A first attempt was made, but the ocean current and winds prevented the vessel from being properly and safely positioned. Two more attempts were made to allow the vessel to be safely positioned so that the accessories could be connected to land and the fuel transported to the tanks in the city.

When the regime blames the sea, you know the bureaucracy is running on fumes.

A Crisis of Control, Not Capacity

For Bolivians, this chaos is not theoretical. It’s the mother waiting four hours to fill a tank so she can take her child to school. It’s the taxi driver who loses a day’s wages in line. It’s the farmer whose products rot while he waits for diesel to transport it. This is not just inefficiency—it is theft of time, energy, and human dignity.

Bolivia’s gasoline crisis is not due to a lack of fuel. It is caused by a lack of freedom. The state insists on managing supply, controlling prices, and dictating who gets what.
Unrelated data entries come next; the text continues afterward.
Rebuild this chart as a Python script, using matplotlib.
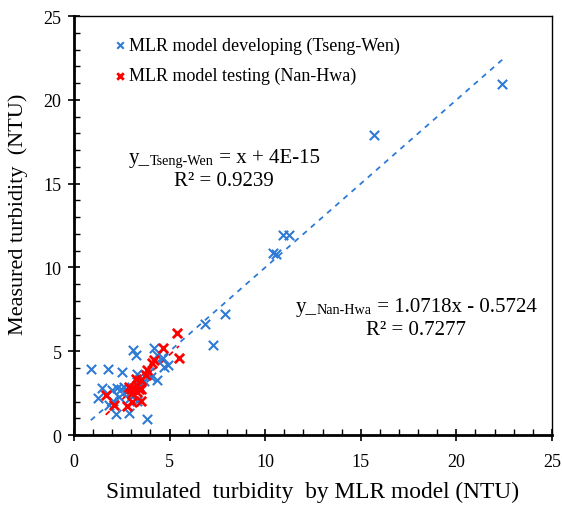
import numpy as np
import matplotlib.pyplot as plt
from matplotlib.ticker import MultipleLocator
from matplotlib.offsetbox import TextArea, HPacker, VPacker, AnnotationBbox

plt.rcParams['font.family'] = 'Liberation Serif'

# Tseng-Wen (model developing): simulated vs measured turbidity (NTU)
tw_sim = [0.88, 1.80, 2.53, 3.10, 3.23, 4.18, 4.32, 4.67, 4.91, 4.70,
          3.31, 4.01, 4.32, 3.66, 1.49, 1.23, 2.01, 2.23, 2.44, 2.62,
          2.36, 2.88, 3.14, 1.83, 2.18, 2.88, 3.80, 3.40, 3.49, 2.97,
          3.92, 2.76, 2.06, 3.31, 6.87, 7.28, 7.88, 10.41, 10.55, 10.94,
          11.25, 15.70, 22.40]
tw_meas = [3.92, 3.92, 3.76, 5.06, 4.76, 5.22, 4.80, 4.60, 4.20, 4.04,
           3.66, 3.46, 3.30, 3.20, 2.80, 2.20, 2.66, 2.80, 2.76, 2.86,
           2.26, 2.16, 2.36, 1.80, 1.26, 1.32, 0.96, 2.92, 3.36, 2.56,
           3.76, 2.60, 2.06, 2.06, 6.63, 5.36, 7.22, 10.85, 10.80, 11.92,
           11.92, 17.93, 20.95]

# Nan-Hwa (model testing)
nh_sim = [5.37, 5.49, 4.67, 4.10, 4.18, 3.83, 3.75, 3.49, 3.31, 2.97,
          3.14, 3.40, 3.05, 3.31, 1.66, 2.10, 2.76, 3.05, 3.49, 3.49,
          2.88, 3.23]
nh_meas = [6.10, 4.62, 5.20, 4.32, 4.46, 3.86, 3.56, 3.26, 3.00, 2.76,
           2.80, 2.76, 2.52, 2.56, 2.36, 1.80, 1.72, 1.96, 2.06, 2.72,
           2.86, 3.36]

# trendline coefficients
tw_slope, tw_int = 1.0, 4e-15
nh_slope, nh_int = 1.0718, -0.5724

blue = '#2E7BD6'
red = '#FF0000'

fig = plt.figure(figsize=(5.62, 5.06), dpi=100)
ax = fig.add_axes([0.1317, 0.1383, 0.8503, 0.8277])

ax.scatter(tw_sim, tw_meas, marker='x', s=45, color=blue, linewidths=1.5,
           label='MLR model developing (Tseng-Wen)', zorder=3)
ax.scatter(nh_sim, nh_meas, marker='x', s=45, color=red, linewidths=2.0,
           label='MLR model testing (Nan-Hwa)', zorder=4)

xs = np.array([min(nh_sim), max(nh_sim)])
ax.plot(xs, nh_slope * xs + nh_int, ls=(0, (3, 3)), color=red, lw=1.3, zorder=2)
xs = np.array([min(tw_sim), max(tw_sim)])
ax.plot(xs, tw_slope * xs + tw_int, ls=(0, (3, 3)), color=blue, lw=1.3, zorder=2)

ax.set_xlim(0, 25)
ax.set_ylim(0, 25)
ax.xaxis.set_major_locator(MultipleLocator(5))
ax.yaxis.set_major_locator(MultipleLocator(5))
ax.xaxis.set_minor_locator(MultipleLocator(1))
ax.yaxis.set_minor_locator(MultipleLocator(1))
ax.tick_params(which='major', direction='inout', length=8, width=1.2, labelsize=13)
ax.tick_params(axis='x', which='major', pad=9)
ax.tick_params(axis='y', which='major', pad=5)
ax.tick_params(which='minor', direction='in', length=4, width=1)
for side in ('left', 'bottom'):
    ax.spines[side].set_linewidth(2)
for side in ('top', 'right'):
    ax.spines[side].set_linewidth(1)

ax.set_xlabel('Simulated  turbidity  by MLR model (NTU)', fontsize=16.8, labelpad=8)
ax.set_ylabel('Measured turbidity  (NTU)', fontsize=16)
ax.yaxis.set_label_coords(-0.096, 0.53)

ax.legend(loc='upper left', bbox_to_anchor=(0.055, 0.978), frameon=False,
          fontsize=13, handlelength=1.0, handletextpad=0.0, markerscale=0.7,
          borderaxespad=0.2, labelspacing=0.75)


def eq_block(x, y, sub, rest, r2, size=15):
    # trendline equation with a small series name after "y_", R² below
    line = HPacker(children=[TextArea('y_', textprops=dict(fontsize=size)),
                             TextArea(sub, textprops=dict(fontsize=size * 0.68)),
                             TextArea(rest, textprops=dict(fontsize=size))],
                   align='bottom', pad=0, sep=0)
    block = VPacker(children=[line, TextArea(r2, textprops=dict(fontsize=size))],
                    align='center', pad=0, sep=3)
    ax.add_artist(AnnotationBbox(block, (x, y), frameon=False,
                                 box_alignment=(0.5, 0.5), pad=0))


eq_block(7.85, 15.88, 'Tseng-Wen', ' = x + 4E-15', 'R² = 0.9239')
eq_block(17.9, 7.01, 'Nan-Hwa', ' = 1.0718x - 0.5724', 'R² = 0.7277')

fig.savefig('out.png', dpi=100)
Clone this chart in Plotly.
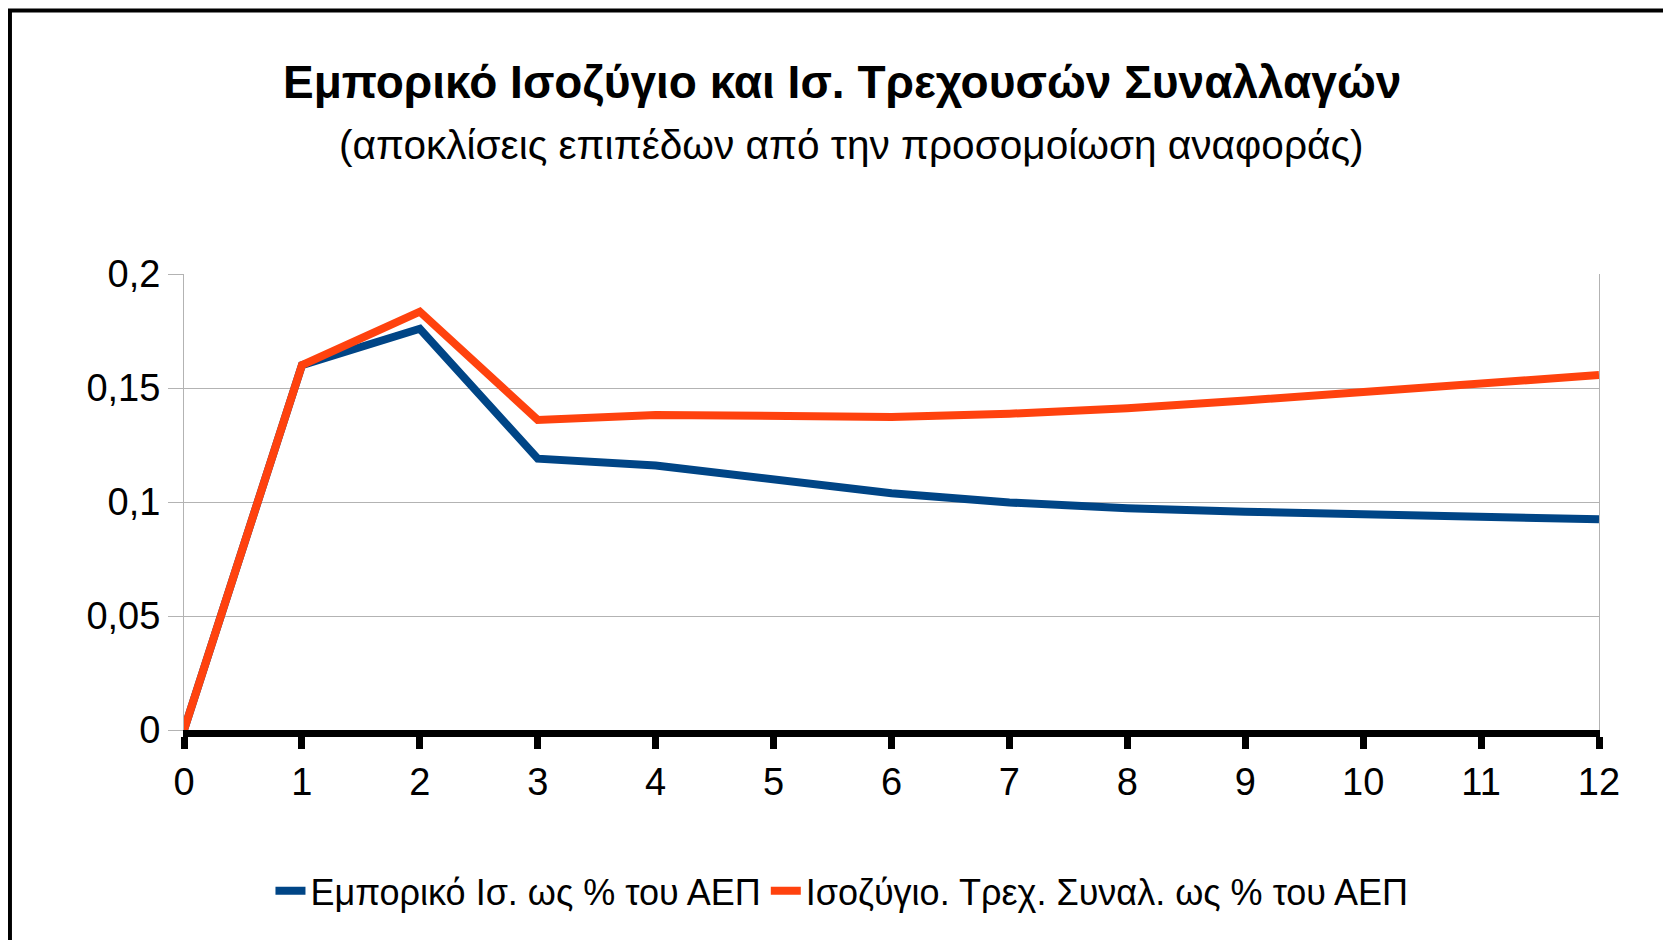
import plotly.graph_objects as go

# periods after the shock
periods = list(range(0, 13))

# deviations from the baseline simulation
trade_balance = [0, 0.16, 0.176, 0.119, 0.116, 0.1096, 0.1038, 0.0998, 0.0973, 0.0957, 0.0946, 0.0936, 0.0924]
current_account = [0, 0.16, 0.1835, 0.136, 0.1382, 0.1374, 0.1373, 0.1387, 0.1411, 0.1445, 0.1484, 0.152, 0.1557]

y_ticks = [0, 0.05, 0.1, 0.15, 0.2]

series_names = ["Εμπορικό Ισ. ως % του ΑΕΠ", "Ισοζύγιο. Τρεχ. Συναλ. ως % του ΑΕΠ"]
title = "Εμπορικό Ισοζύγιο και Ισ. Τρεχουσών Συναλλαγών"
subtitle = "(αποκλίσεις επιπέδων από την προσομοίωση αναφοράς)"

FONT = "Liberation Sans, Arial, sans-serif"

fig = go.Figure()
fig.add_trace(go.Scatter(x=periods, y=trade_balance, mode="lines", name=series_names[0],
                         line=dict(color="#004586", width=8)))
fig.add_trace(go.Scatter(x=periods, y=current_account, mode="lines", name=series_names[1],
                         line=dict(color="#ff420e", width=8)))

# plot area on screen: left 184, right 1599, top 274, bottom 730 (page has an 8px body margin)
fig.update_layout(
    width=1671, height=940,
    margin=dict(l=176, r=80, t=266, b=218),
    paper_bgcolor="white", plot_bgcolor="white",
    separators=",.",
    font=dict(family=FONT, size=38, color="black"),
    showlegend=True,
    legend=dict(orientation="h", x=0.465, xanchor="center", y=-0.353, yanchor="middle",
                font=dict(size=36), itemwidth=30, bgcolor="rgba(0,0,0,0)"),
    annotations=[
        dict(text="<b>" + title + "</b>", x=0.465, y=1.421, xref="paper", yref="paper",
             xanchor="center", yanchor="middle", showarrow=False, font=dict(size=46)),
        dict(text=subtitle, x=0.472, y=1.283, xref="paper", yref="paper",
             xanchor="center", yanchor="middle", showarrow=False, font=dict(size=40.6)),
    ],
    shapes=[
        # outer frame of the chart (runs off the right and bottom edge)
        dict(type="rect", xref="paper", yref="paper", x0=-0.123, x1=1.1, y0=-0.6, y1=1.578,
             line=dict(color="black", width=4), layer="below"),
    ],
)

fig.update_xaxes(
    range=[0, 12], tickvals=periods,
    showline=True, linecolor="black", linewidth=7,
    ticks="outside", tickcolor="black", tickwidth=7, ticklen=12,
    showgrid=False, zeroline=False, layer="below traces",
    tickfont=dict(size=38),
)
fig.update_yaxes(
    range=[0, 0.2], tickvals=y_ticks,
    showline=True, linecolor="#b3b3b3", linewidth=1, mirror=True,
    ticks="outside", tickcolor="#b3b3b3", ticklen=15,
    showgrid=True, gridcolor="#b3b3b3", gridwidth=1, zeroline=False,
    layer="below traces", tickfont=dict(size=38),
)

fig.write_html("out.html")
But the more it tightens its grip, the more the system falls apart.

In an ever-widening economic crisis, with accelerating inflation and multiple shortages, the inability to secure basic fuel becomes one more symptom of the collapsing socialist system.

There is only one long-term solution: liberalize fuel imports, remove price controls, and let markets do what governments cannot—coordinate supply and demand efficiently. Until then, Bolivia will remain trapped in a cycle of intervention, crisis, and decline. As Henry Hazlitt wrote in “The Dangers of Price Controls”:

Price fixing and wage fixing do harm even if there is no inflation. In a free economy prices are constantly changing. They are changing to reflect changes in supply and demand, in costs, and in a hundred other conditions. Some prices are going up; other prices are going down. If an effort is made to freeze these prices and wages and costs exactly where they are, it immediately disturbs the relationship of prices and comparative profit margins which decides what things will be made and what quantities they will be made in. It upsets the process by which the free market decides how thousands of different commodities and services are to be made in the proportions in which people want them.

The lines at Bolivia’s gas stations are not a mystery. They are the predictable outcome of bad economics, populist cowardice, and socialist delusion. The sooner the country abandons these myths, the sooner it can begin to rebuild.